After that point Seattle had two more possessions before the game ended and did not score once. How is in this alternative world Seattle is so good that there is a "very good chance" they they would win the game? They could not score in two drives, they went 3 and out on the first and and then gained 5 yards in 8 plays (+15 in penalties and lost a fumble) on the second. And they had the chance for the second driver since 49ers could not run the clock down because their offense never got on the field.
The estimated win percentage for Seattle was 25% when they scored that touchdown according to advancednflstats.com. That is not a very good change, or even a good chance. And that is with not considering how inept they were at the end of the game.
Re: Harbaugh and How the 49ers Were Built
Also Seattle had 10 more yards but also had one extra drive.

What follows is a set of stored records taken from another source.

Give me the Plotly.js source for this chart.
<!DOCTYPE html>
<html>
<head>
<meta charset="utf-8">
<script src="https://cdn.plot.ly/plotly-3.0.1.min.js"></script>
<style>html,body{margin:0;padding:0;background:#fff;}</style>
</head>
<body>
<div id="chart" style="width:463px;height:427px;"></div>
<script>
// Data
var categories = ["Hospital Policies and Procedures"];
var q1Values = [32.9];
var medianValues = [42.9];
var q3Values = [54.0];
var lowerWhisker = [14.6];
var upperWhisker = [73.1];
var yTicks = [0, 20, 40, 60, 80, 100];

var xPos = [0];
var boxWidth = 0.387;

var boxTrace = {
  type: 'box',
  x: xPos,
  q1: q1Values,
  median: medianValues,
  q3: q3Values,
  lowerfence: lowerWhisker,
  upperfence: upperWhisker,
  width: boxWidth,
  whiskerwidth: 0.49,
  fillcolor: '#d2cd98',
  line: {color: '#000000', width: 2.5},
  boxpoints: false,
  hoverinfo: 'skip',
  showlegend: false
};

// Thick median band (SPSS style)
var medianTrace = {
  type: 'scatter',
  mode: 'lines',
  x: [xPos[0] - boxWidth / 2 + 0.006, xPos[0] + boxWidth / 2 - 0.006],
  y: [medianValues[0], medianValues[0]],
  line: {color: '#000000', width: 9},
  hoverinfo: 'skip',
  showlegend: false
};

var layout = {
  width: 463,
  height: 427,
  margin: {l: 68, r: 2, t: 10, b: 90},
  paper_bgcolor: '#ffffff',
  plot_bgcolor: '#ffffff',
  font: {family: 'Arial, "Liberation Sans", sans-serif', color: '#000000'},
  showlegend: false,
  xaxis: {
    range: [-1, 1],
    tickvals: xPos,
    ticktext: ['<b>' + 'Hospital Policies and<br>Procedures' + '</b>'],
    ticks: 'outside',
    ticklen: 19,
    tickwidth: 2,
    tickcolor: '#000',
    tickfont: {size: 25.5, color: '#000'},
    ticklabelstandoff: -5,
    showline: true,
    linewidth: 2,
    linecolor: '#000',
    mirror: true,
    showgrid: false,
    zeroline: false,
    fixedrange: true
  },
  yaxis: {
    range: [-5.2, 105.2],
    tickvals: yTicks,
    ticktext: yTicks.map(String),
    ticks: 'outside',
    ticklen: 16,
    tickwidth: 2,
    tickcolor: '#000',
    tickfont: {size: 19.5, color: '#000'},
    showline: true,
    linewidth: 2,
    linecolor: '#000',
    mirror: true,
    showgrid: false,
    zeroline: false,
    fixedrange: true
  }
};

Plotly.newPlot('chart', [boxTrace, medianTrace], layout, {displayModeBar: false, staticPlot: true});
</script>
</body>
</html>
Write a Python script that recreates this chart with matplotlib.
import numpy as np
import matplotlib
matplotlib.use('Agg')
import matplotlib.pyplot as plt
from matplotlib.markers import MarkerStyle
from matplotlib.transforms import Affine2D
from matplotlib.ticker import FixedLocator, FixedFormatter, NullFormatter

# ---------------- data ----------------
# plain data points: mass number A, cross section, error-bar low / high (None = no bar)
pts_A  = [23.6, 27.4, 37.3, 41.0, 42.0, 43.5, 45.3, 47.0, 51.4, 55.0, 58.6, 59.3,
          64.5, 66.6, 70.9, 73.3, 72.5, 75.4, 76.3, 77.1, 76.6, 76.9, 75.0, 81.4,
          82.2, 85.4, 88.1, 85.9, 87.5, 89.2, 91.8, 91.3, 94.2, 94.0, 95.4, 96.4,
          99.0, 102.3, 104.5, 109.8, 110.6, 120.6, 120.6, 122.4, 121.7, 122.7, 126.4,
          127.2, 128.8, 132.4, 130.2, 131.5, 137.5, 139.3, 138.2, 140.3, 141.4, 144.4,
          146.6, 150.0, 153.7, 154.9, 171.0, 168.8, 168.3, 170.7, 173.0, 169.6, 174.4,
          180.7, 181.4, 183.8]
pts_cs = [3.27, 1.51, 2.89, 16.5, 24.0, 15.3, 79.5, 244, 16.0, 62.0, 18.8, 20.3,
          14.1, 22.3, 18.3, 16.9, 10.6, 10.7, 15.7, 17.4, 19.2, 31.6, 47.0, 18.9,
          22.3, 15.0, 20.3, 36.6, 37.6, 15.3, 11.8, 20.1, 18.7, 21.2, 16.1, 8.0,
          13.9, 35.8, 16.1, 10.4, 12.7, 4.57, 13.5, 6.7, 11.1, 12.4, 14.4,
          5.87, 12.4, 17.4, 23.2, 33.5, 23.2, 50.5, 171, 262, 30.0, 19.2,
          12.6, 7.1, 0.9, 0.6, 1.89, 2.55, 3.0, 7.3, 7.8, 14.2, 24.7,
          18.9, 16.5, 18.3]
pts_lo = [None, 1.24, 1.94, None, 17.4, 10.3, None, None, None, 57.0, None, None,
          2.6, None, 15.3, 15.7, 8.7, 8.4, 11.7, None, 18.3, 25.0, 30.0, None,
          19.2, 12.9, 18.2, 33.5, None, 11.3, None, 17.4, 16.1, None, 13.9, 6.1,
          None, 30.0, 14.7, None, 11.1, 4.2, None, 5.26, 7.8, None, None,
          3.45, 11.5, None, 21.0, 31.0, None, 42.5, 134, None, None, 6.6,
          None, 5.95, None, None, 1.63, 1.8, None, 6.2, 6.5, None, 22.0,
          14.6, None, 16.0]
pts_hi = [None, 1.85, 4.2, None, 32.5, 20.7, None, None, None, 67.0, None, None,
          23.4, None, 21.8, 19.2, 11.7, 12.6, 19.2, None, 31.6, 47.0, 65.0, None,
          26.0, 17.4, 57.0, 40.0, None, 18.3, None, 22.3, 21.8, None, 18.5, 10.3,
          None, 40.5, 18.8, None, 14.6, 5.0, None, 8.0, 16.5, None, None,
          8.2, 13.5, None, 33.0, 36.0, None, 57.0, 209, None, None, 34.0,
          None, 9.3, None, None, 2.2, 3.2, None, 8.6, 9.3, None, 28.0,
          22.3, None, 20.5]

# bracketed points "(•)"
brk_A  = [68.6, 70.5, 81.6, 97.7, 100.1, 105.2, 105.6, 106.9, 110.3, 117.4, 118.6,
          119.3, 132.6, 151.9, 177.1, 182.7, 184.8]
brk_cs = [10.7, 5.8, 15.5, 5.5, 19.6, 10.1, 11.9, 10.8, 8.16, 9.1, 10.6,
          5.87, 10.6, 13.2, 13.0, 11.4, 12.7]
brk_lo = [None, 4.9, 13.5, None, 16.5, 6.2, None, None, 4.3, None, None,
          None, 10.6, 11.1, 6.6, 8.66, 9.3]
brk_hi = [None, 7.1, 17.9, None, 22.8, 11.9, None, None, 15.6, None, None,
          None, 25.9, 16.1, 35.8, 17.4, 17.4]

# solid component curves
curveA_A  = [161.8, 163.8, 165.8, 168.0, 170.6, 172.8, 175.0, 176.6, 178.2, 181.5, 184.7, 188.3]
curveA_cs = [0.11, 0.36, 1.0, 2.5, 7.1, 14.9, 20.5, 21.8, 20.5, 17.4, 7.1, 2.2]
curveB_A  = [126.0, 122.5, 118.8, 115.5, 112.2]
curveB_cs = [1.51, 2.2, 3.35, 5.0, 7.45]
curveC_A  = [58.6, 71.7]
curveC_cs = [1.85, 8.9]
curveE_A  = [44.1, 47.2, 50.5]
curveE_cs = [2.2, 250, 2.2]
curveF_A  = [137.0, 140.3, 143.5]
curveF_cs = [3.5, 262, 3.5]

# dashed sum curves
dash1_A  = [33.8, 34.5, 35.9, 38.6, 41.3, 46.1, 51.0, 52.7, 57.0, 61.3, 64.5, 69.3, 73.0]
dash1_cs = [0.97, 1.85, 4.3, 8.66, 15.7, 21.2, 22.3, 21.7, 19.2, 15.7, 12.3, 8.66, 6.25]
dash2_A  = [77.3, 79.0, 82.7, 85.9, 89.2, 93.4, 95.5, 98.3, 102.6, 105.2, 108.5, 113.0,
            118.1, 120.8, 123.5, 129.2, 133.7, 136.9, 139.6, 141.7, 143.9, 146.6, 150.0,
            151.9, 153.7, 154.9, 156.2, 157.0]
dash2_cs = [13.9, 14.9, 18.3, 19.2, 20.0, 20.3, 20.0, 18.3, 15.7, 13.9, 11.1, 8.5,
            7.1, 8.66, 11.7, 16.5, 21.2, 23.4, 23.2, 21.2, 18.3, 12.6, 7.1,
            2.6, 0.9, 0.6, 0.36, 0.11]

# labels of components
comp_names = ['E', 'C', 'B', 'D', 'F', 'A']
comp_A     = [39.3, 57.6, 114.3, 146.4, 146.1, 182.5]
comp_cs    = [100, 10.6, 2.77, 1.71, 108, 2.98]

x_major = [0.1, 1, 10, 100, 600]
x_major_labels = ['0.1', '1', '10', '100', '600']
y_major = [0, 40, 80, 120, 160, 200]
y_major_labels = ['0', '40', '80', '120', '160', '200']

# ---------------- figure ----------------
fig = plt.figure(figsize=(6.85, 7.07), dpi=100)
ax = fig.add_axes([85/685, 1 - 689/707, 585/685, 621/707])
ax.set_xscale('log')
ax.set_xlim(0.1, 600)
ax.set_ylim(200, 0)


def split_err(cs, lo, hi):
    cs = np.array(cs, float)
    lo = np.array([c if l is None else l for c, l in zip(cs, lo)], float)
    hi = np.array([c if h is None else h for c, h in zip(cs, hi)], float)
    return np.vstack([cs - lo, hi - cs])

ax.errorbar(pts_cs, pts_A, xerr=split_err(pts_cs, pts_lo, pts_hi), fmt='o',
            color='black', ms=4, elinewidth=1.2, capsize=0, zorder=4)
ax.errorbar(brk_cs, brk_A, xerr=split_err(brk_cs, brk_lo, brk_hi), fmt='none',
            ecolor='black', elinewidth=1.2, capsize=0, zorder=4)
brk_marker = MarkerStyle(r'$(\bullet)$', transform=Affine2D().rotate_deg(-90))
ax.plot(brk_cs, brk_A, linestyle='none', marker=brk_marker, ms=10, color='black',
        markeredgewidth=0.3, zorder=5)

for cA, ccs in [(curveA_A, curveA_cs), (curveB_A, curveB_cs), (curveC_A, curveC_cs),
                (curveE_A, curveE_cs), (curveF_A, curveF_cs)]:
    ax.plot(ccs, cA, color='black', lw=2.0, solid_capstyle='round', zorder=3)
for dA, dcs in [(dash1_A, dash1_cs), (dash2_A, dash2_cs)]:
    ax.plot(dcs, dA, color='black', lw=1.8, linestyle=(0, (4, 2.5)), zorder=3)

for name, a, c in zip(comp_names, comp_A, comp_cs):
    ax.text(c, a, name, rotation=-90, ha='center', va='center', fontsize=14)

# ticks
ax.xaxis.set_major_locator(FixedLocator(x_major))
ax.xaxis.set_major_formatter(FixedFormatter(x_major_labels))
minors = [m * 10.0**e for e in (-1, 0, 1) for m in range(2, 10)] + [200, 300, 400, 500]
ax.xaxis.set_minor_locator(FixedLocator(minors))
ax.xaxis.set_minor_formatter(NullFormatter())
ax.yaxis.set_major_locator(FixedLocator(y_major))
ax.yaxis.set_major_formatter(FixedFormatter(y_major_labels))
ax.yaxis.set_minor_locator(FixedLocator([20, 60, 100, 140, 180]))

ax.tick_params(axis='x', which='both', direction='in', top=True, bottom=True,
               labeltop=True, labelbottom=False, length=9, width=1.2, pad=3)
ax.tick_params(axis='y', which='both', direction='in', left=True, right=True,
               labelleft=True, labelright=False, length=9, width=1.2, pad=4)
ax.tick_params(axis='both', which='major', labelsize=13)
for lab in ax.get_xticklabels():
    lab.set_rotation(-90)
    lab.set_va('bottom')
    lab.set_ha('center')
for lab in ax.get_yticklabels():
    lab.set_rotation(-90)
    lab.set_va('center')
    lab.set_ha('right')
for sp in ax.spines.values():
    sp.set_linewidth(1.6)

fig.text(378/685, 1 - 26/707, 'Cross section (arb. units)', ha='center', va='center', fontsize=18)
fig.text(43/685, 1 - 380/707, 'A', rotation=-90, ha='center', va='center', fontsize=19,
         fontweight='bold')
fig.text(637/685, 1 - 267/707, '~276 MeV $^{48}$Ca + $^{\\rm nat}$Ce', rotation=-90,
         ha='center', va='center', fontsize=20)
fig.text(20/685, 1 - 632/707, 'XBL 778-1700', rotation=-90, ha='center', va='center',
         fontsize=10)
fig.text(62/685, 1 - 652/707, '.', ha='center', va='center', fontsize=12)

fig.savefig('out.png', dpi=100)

Re: Harbaugh and How the 49ers Were Built
Okay--I've barely seen any of the 49ers, although I'm glad they manhandled the Bucs. But if Alex Smith is completing 2/3 of his passes without throwing picks, I would say this is a lot of improvement. First, a completed pass is almost always better than an incomplete pass. Second, an incomplete is almost always better than an INT--worst case scenario, you get to punt (which with Lee is not a bad thing). Third, if the offense is at least moving the ball a little bit (even without scoring), this gives the defense more rest and better field position--which results in better defensive play, which gives better field position so that the offense can score, etc.
I mean, look how (a lot of) QB improvement has helped the Panthers team in general. Last year, if you could put 17 points on the board, you had a victory. Now, 24 points probably means a loss.
Better QB + better coach=better team all around. Sometimes it really can be that simple.
Re: Harbaugh and How the 49ers Were Built
49ers started 3-1 in 2009, right?
Pro athletes need motivating? Name one who says that. Brett Favre, Jason Taylor fling arrows at that junk.
Seriously, somebody find a pro athlete saying I need a coach to motivate me.